Friday, January 27, 2012

Blog 2: Race in Brazil- Affirming a divide- Black Brazilians are much worse off than they should be. But what is the best way to remedy that?

In Brazil, blacks have long been discriminated against and considered to be at the bottom of the pyramid. This divide between blacks and “whites” has been rooted in Brazil’s culture since the time of the slave trade. From 1811 until 1843, around 500,000 slaves arrived in the country. Recently, in 2010, during a beautification of Rio de Janeiro for the 2016 Olympic Games, workers found some old cans that led to the excavation and discovery of the ruins of Valongo, the once main landing stage for African Slaves. Between the 16th and 19th centuries, 4.9 million slaves out of the 10.7 million shipped across the Atlantic ended up in Brazil and Brazil was the last country of the Americas to abolish slavery in 1888. The profound impact of slavery can still be seen in Brazil’s society today and are the reasons for the extreme socioeconomic inequality that still remains in the country. Blacks in Brazil today are considered as neither separates nor equals. In 2010, 51% of Brazilians defined themselves as either black or brown. However, the income of whites is on average more than double than that of white Brazilians. Blacks are more disadvantaged in their levels of education and health care and more than half of those who live in the slums are black. However, Brazilians have argued that blacks are poor only because they are at the bottom of a social pyramid. But many activists feel that now affirmative action is needed in order to help correct this problem of inequality in Brazil. However, opponents of this action feel that it will only create more problems as Brazil never had any segregation from slavery. Affirmative action is split between the leftists and the rightists as their opinions differ on whether affirmative action should used to make sure blacks have a higher quota in universities and jobs. Yet there are still many in Brazil who oppose affirmative action and feel that it isn’t going to help the problem but instead make racism even more evident. Thus, the hardest task when it comes down to it is going to be to change the attitudes of the Brazilian people in general.
                This problem of inequality through racism in Brazil is not only a problem found within this single country. Racism and the inequality that comes along with it is an issue that can be found within countries throughout the globe. It can often be easy to think of racism as merely a personal issue that someone has due to his/her skin color but when it begins to affect many different individuals, then it becomes a true social problem for all. Racism creates its own form of stratification as individuals are divided into categories based on their physical and physiological traits and then receive fewer or more rewards than others based on their racial categorization and the importance they are given based off of their categorization. Racism is unfair and causes major divisions and inequalities of people within societies. In Brazil, mobilization for action has been taken with the implementation of affirmative action yet some are mobilizing for counter action as they do not like the efforts being made with affirmative action.
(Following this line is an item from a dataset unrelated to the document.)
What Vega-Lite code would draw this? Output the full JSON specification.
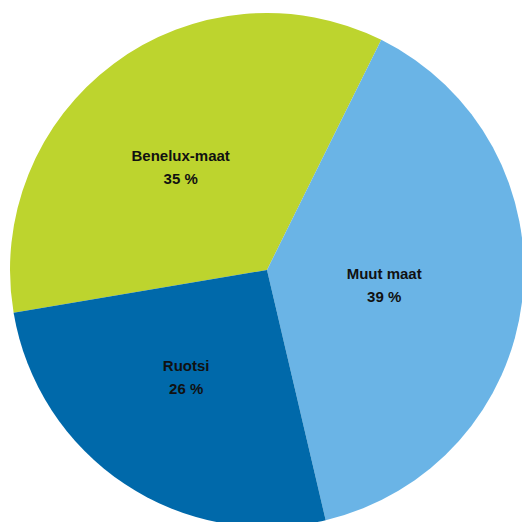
{
  "$schema": "https://vega.github.io/schema/vega-lite/v6.json",
  "width": 510,
  "height": 504,
  "autosize": {"type": "none"},
  "padding": {"left": 12, "top": 18, "right": 0, "bottom": 0},
  "background": "white",
  "view": {"stroke": null},
  "data": {
    "values": [
      {"category": "Benelux-maat", "value": 35},
      {"category": "Muut maat", "value": 39},
      {"category": "Ruotsi", "value": 26}
    ]
  },
  "transform": [
    {"calculate": "datum.category + '\\n' + datum.value + ' %'", "as": "label"}
  ],
  "encoding": {
    "theta": {
      "field": "value",
      "type": "quantitative",
      "stack": true,
      "scale": {"range": [4.5448, 10.8280]}
    },
    "order": {"field": "category", "sort": "ascending"}
  },
  "layer": [
    {
      "mark": {"type": "arc", "outerRadius": 257, "stroke": null},
      "encoding": {
        "color": {
          "field": "category",
          "type": "nominal",
          "scale": {
            "domain": ["Benelux-maat", "Muut maat", "Ruotsi"],
            "range": ["#BDD42E", "#6AB4E6", "#0069AA"]
          },
          "legend": null
        }
      }
    },
    {
      "mark": {
        "type": "text",
        "radius": 128,
        "dx": -10,
        "dy": -11,
        "font": "Liberation Sans",
        "fontWeight": "bold",
        "fontSize": 15,
        "lineBreak": "\n",
        "lineHeight": 23,
        "align": "center",
        "baseline": "middle",
        "color": "#111111"
      },
      "encoding": {
        "text": {"field": "label", "type": "nominal"}
      }
    }
  ]
}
However, it is clear that Brazil is trying to address the problems and inequalities that its black population is facing though, as with most social problems; a solution to the problem is not always easy. This has proven to be true not only in Brazil in dealing with the inequalities of racism but within other countries such as the US as well, demonstrating how racism still exists as an issue today and will continue to exist until a true solution can be found to fix this problem. I feel that the issue of racial inequalities such as those found in Brazil are not socially just and need to be changed but with as long as racism has been around, I often feel that a solution is never really possible as it is hard to change the mentalities of everyone.